Quoiqu’il en soit, l’absence de mesures fortes contre l’insécurité, la lutte contre le trafic de stupéfiants, l’islamisme radical et la concentration des populations précaires, fragiles et issues de l’immigration témoigne de l’incapacité du politique à traiter des problèmes de fond. Il ne suffit donc pas de se contenter de quelques ravalements de façades pour s’assurer du plein retour des banlieues dans le giron républicain mais plutôt de décider d’actes forts et responsables.
4. Nos recommandations : faire vivre « l’espoir banlieue »
Les questions d’insécurité et de lutte contre l’islamisme et ses ramifications doivent être prioritaires. Quelques mesures de bon sens constitueraient un premier pas encourageant, par exemple :
Suspendre les allocations familiales en cas d’absentéisme scolaire des enfants (suspension anciennement permise par la loi n° 2010-1127 du 28 septembre 2010, abrogée en 2013) ;
Appliquer strictement les peines infligées aux délinquants du quotidien et aux trafiquants de stupéfiant, sans remises ou adoucissement systématiques des peines ;
Effectuer des contrôles inopinés par des agents de police spécialistes des prêches ;
Interdire tout financement étranger d’une association cultuelle ;
Instaurer la déchéance de nationalité pour les binationaux auteurs d’attentat, tentative d’attentat, complicité d’acte de terrorisme, apologie et provocation au terrorisme ;
Interdire le retour des candidats au jihad.
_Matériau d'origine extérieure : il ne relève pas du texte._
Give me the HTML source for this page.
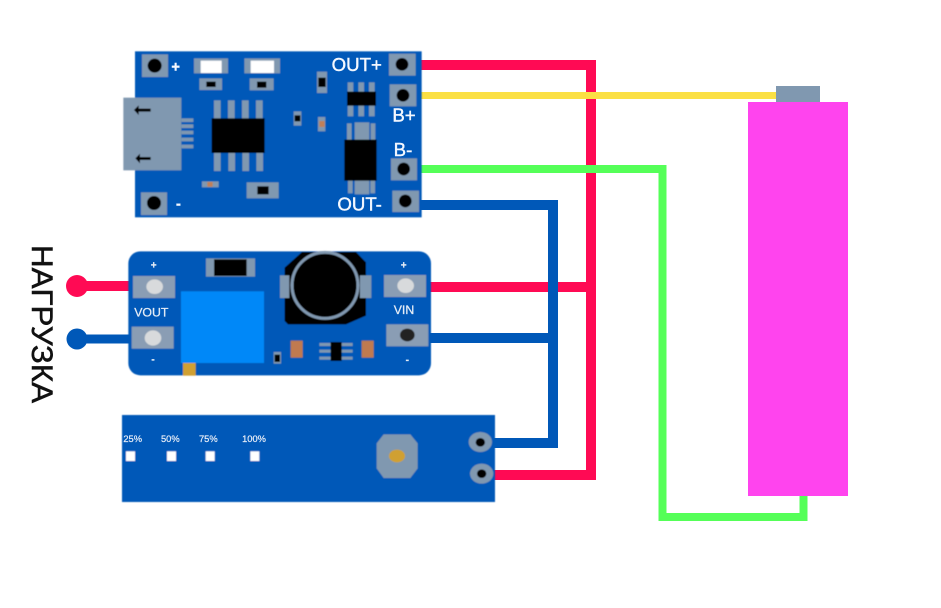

Il apparaît ainsi prioritaire de mettre en œuvre des mesures de nature à améliorer la sécurité et de faire en sorte que l’école redevienne un lieu de socialisation et de savoir incontournable. Se donner les moyens de retrouver un espace sécurisé constitue également un préalable en vue d’inciter les entreprises à s’installer et à développer leurs activités.
S’il s’agit de mener une politique efficace à destination des quartiers prioritaires de la ville, il ne faut toutefois pas laisser de côté les autres territoires enclavés – au premier rang desquels certains territoires ruraux.